We are all getting the same passion David had for a habitation of God. “O God, remember David, remember all his troubles! And remember how he promised God, made a vow to the Strong God of Jacob, “I’m not going home, and I’m not going to be, I’m not going to sleep, not even take time to rest, until I find a home for God, a house for the strong God of Jacob,” (Psalm 132:1 – 5, The Message).

Where do you think He lives? What are you building Him? Let me pass along some thoughts from another Third Day brother, Brad Nelson in Oakhurst, CA:

“In Him, we live and move and have our being.

We actually exist in Him. When we invite someone to meet Jesus we are inviting him or her to consider living in Him. This makes more practical sense than inviting Him into our Hearts. We are not inviting them into an organization or into the ministry of someone.
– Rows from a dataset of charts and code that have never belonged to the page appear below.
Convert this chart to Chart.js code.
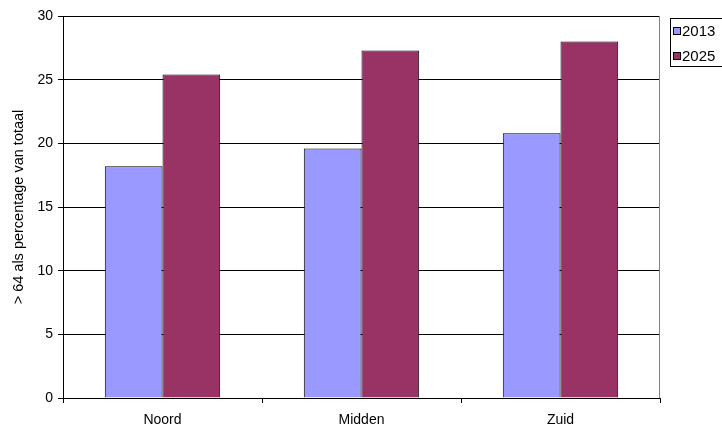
<!DOCTYPE html>
<html>
<head>
<meta charset="utf-8">
<script src="https://cdn.jsdelivr.net/npm/chart.js@4/dist/chart.umd.min.js"></script>
<style>
  html, body { margin: 0; padding: 0; background: #fff; }
  #wrap { width: 722px; height: 430px; position: relative; }
</style>
</head>
<body>
<div id="wrap"><canvas id="chart" width="722" height="430"></canvas></div>
<script>
// data
const regions = ['Noord', 'Midden', 'Zuid'];
const years = ['2013', '2025'];
const values2013 = [18.2, 19.6, 20.8];
const values2025 = [25.4, 27.3, 28.0];
const yTicks = [0, 5, 10, 15, 20, 25, 30];

const colors = ['#9999FF', '#993366'];
const fontFamily = '"Liberation Sans", Arial, sans-serif';

// plot frame on the right side + legend box like the original
const framePlugin = {
  id: 'frame',
  afterDraw(chart) {
    const { ctx, chartArea } = chart;
    ctx.save();
    ctx.strokeStyle = '#808080';
    ctx.lineWidth = 1;
    ctx.beginPath();
    ctx.moveTo(Math.round(chartArea.right) - 0.5, chartArea.top);
    ctx.lineTo(Math.round(chartArea.right) - 0.5, chartArea.bottom);
    ctx.stroke();

    // legend (runs off the right edge in the original)
    const lx = 670.5, ly = 18.5, lw = 70, lh = 48;
    ctx.strokeStyle = '#000';
    ctx.strokeRect(lx, ly, lw, lh);
    ctx.font = '15px ' + fontFamily;
    ctx.textBaseline = 'middle';
    ctx.textAlign = 'left';
    const rows = [31, 56];
    chart.data.datasets.forEach((ds, i) => {
      ctx.fillStyle = ds.backgroundColor;
      ctx.fillRect(673, rows[i] - 4, 8, 8);
      ctx.strokeStyle = '#000';
      ctx.strokeRect(673.5, rows[i] - 3.5, 7, 7);
      ctx.fillStyle = '#000';
      ctx.fillText(ds.label, 682, rows[i] + 1);
    });
    ctx.restore();
  }
};

new Chart(document.getElementById('chart'), {
  type: 'bar',
  data: {
    labels: regions,
    datasets: [
      { label: years[0], data: values2013, backgroundColor: colors[0], borderColor: '#000', borderWidth: 1 },
      { label: years[1], data: values2025, backgroundColor: colors[1], borderColor: '#000', borderWidth: 1 }
    ]
  },
  options: {
    responsive: false,
    animation: false,
    devicePixelRatio: 1,
    layout: { padding: { left: 0, right: 62, top: 16, bottom: 0 } },
    categoryPercentage: 0.58,
    barPercentage: 1.0,
    plugins: {
      legend: { display: false },
      tooltip: { enabled: false }
    },
    scales: {
      x: {
        offset: true,
        grid: {
          offset: true,
          drawOnChartArea: false,
          drawTicks: true,
          tickLength: 5,
          color: '#000'
        },
        border: { color: '#000', width: 1 },
        ticks: {
          color: '#000',
          font: { family: fontFamily, size: 14 },
          padding: 9
        },
        afterFit(axis) { axis.height = 32; }
      },
      y: {
        min: 0,
        max: 30,
        afterBuildTicks(axis) { axis.ticks = yTicks.map(v => ({ value: v })); },
        grid: { color: '#000', tickLength: 5 },
        border: { color: '#000', width: 1 },
        ticks: {
          color: '#000',
          font: { family: fontFamily, size: 14 },
          padding: 5
        },
        title: {
          display: true,
          text: '> 64 als percentage van totaal',
          color: '#000',
          font: { family: fontFamily, size: 14.5 },
          padding: { top: 10, bottom: 10 }
        },
        afterFit(axis) { axis.width = 63; }
      }
    }
  },
  plugins: [framePlugin]
});
</script>
</body>
</html>
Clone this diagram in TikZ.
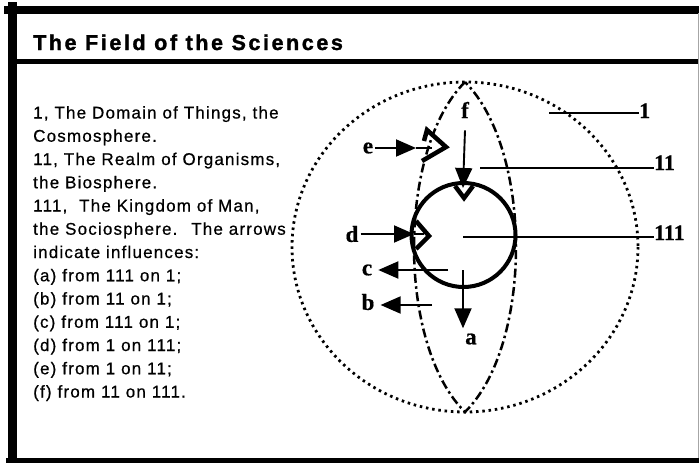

Buildings are made of stone cannot exist within Him. Corporate institutions and man made organizations cannot exist within Him. Living stones are the only structures that can exist within Him. Our membership in Him is direct and real. We get to know Him and not about Him. Because knowing Him, "is" to know about Him. Jesus said to His followers I do not have a place. That is because He is the place.”

IN THESE TOUGH TIMES

Making a commitment to follow Jesus is a lot like the commitment we make when we enter into marriage, it is the commitment we signed up for when we said our vows. And when the going gets tough, sometimes just remembering the vows is the only things that keeps you going.

My second book, “Where Would Jesus Lead?” is at the publishers. Pray all goes well for an edit deadline and the publishing of the book. Also, the next book, “Welcome Home: Church as a Way of Life,” is being pieced together through a cooperative effort of some of my old mentors and what we wrote through the years about the church as a family and a “way” of life.

I am committed to "buy up my time" in these all important days and keep looking for and living off of "fresh bread."

Gary Goodell
May 2009

1 comment:

Natotw said...

Thank you very much Gary for your dead bread article. Yours insights are very helpful. It helped me to focus on the real things, intimacy with Jesus and connecting wholeheartedly with whom God make me in contact with.